Emotions are not intertwined with the topics discussed and the emphasis is placed completely on making that first round of funding - no matter what. What if we lose our co-founders and founding members on the way? That should matter too.

Too much theory won't sink in
At Dotforge I used a preset set of slides and was not sure who would attend the workshop. I was told it could be between 5 and 20 people since the client was a co-working space and people attend conferences based on whether or not they are busy.

Northern Quarter Agency and I thought it would be a good call to prepare a sort of Culture Design "101" presentation. In doing this we found ourselves sharing more theory than could be absorbed in the time we had. The participants were engaged and made notes but asked for our slides and a "reading list".

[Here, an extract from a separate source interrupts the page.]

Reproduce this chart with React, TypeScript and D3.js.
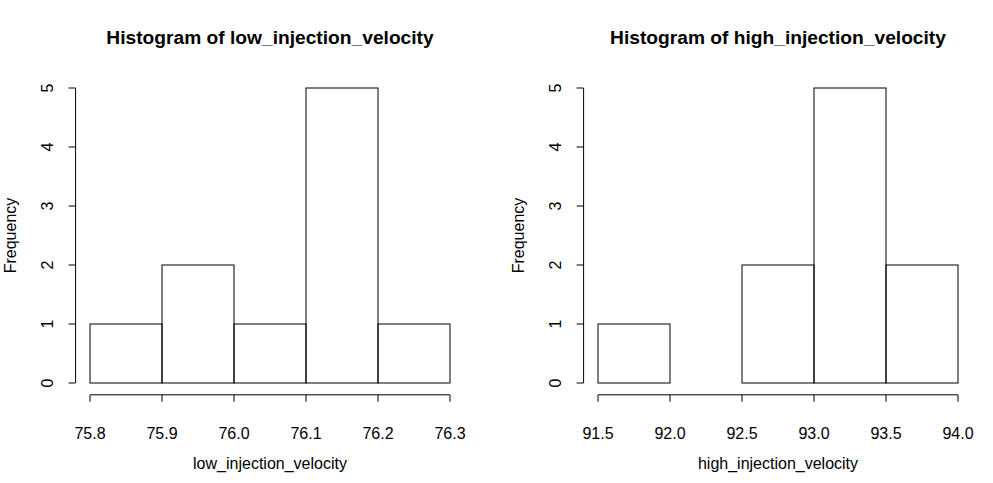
import React from 'react';
import * as d3 from 'd3';

const lowBreaks = [75.8, 75.9, 76.0, 76.1, 76.2, 76.3];
const lowCounts = [1, 2, 1, 5, 1];
const highBreaks = [91.5, 92.0, 92.5, 93.0, 93.5, 94.0];
const highCounts = [1, 0, 2, 5, 2];
const yTicks = [0, 1, 2, 3, 4, 5];

const W = 993;
const H = 483;
const FONT = '"Liberation Sans", Arial, Helvetica, sans-serif';

interface PanelProps {
  left: number;
  name: string;
  breaks: number[];
  counts: number[];
}

const Panel: React.FC<PanelProps> = ({ left, name, breaks, counts }) => {
  const plotL = left;
  const plotR = left + 388.8;
  const plotT = 76.2;
  const plotB = 394.8;

  const lo = breaks[0];
  const hi = breaks[breaks.length - 1];
  const pad = (hi - lo) * 0.04;
  const x = d3.scaleLinear().domain([lo - pad, hi + pad]).range([plotL, plotR]);
  const y = d3.scaleLinear().domain([-0.2, 5.2]).range([plotB, plotT]);
  const fmt = d3.format('.1f');
  const cx = (plotL + plotR) / 2;
  const cy = (plotT + plotB) / 2;

  return (
    <g fontFamily={FONT} fill="#000">
      <text x={cx} y={43.5} textAnchor="middle" fontSize={19.2} fontWeight="bold">
        Histogram of {name}
      </text>
      {counts.map((c, i) => (
        <rect
          key={i}
          x={x(breaks[i])}
          y={y(c)}
          width={x(breaks[i + 1]) - x(breaks[i])}
          height={y(0) - y(c)}
          fill="none"
          stroke="#000"
          strokeWidth={1}
        />
      ))}
      {/* x axis */}
      <line x1={x(lo)} x2={x(hi)} y1={plotB} y2={plotB} stroke="#000" />
      {breaks.map((b, i) => (
        <g key={i}>
          <line x1={x(b)} x2={x(b)} y1={plotB} y2={plotB + 7} stroke="#000" />
          <text x={x(b)} y={439} textAnchor="middle" fontSize={16}>
            {fmt(b)}
          </text>
        </g>
      ))}
      <text x={cx} y={469} textAnchor="middle" fontSize={16}>
        {name}
      </text>
      {/* y axis */}
      <line x1={plotL} x2={plotL} y1={y(0)} y2={y(5)} stroke="#000" />
      {yTicks.map((t) => (
        <g key={t}>
          <line x1={plotL - 7} x2={plotL} y1={y(t)} y2={y(t)} stroke="#000" />
          <text
            transform={`translate(${plotL - 23},${y(t)}) rotate(-90)`}
            textAnchor="middle"
            fontSize={16}
          >
            {t}
          </text>
        </g>
      ))}
      <text
        transform={`translate(${left - 60},${cy}) rotate(-90)`}
        textAnchor="middle"
        fontSize={16}
      >
        Frequency
      </text>
    </g>
  );
};

export default function App() {
  return (
    <svg
      width={W}
      height={H}
      style={{ position: 'absolute', left: 0, top: 0, background: '#fff' }}
    >
      <rect width={W} height={H} fill="#fff" />
      <Panel left={75.6} name="low_injection_velocity" breaks={lowBreaks} counts={lowCounts} />
      <Panel left={583.6} name="high_injection_velocity" breaks={highBreaks} counts={highCounts} />
    </svg>
  );
}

Having learnt from this experience, the last workshop done with Giggypop was fully immersive and experiential and the theory was sent by email together with a description of what we were going to do. The trick seems to be having a 20 second overview explanation of the theory and substantial material available if the individual is curious after the session.

Disarm the leader
50% of leaders took over the workshop. It is hard for leaders to take on a passive role since they seem to be constantly evaluating whether or not what is happening is beneficial

To prevent this from happening, announce that during a Culture Design workshop the leader is not allowed to use his power of telling others what to do - at all. Especially if what they want to do involves stopping the workshop. It would be interesting to ask leaders to record why and when they feel like they know what would be a better activity for their team. During the second Giggypop session and during Hyper Island session both leaders took over after doing self discovery and value setting activities. When asked about it, Giggypop's leader commented that in reflection, she would have rather not done that.

It seemed that when all of the thoughts and feelings were out, the leader felt he knew what was best to do.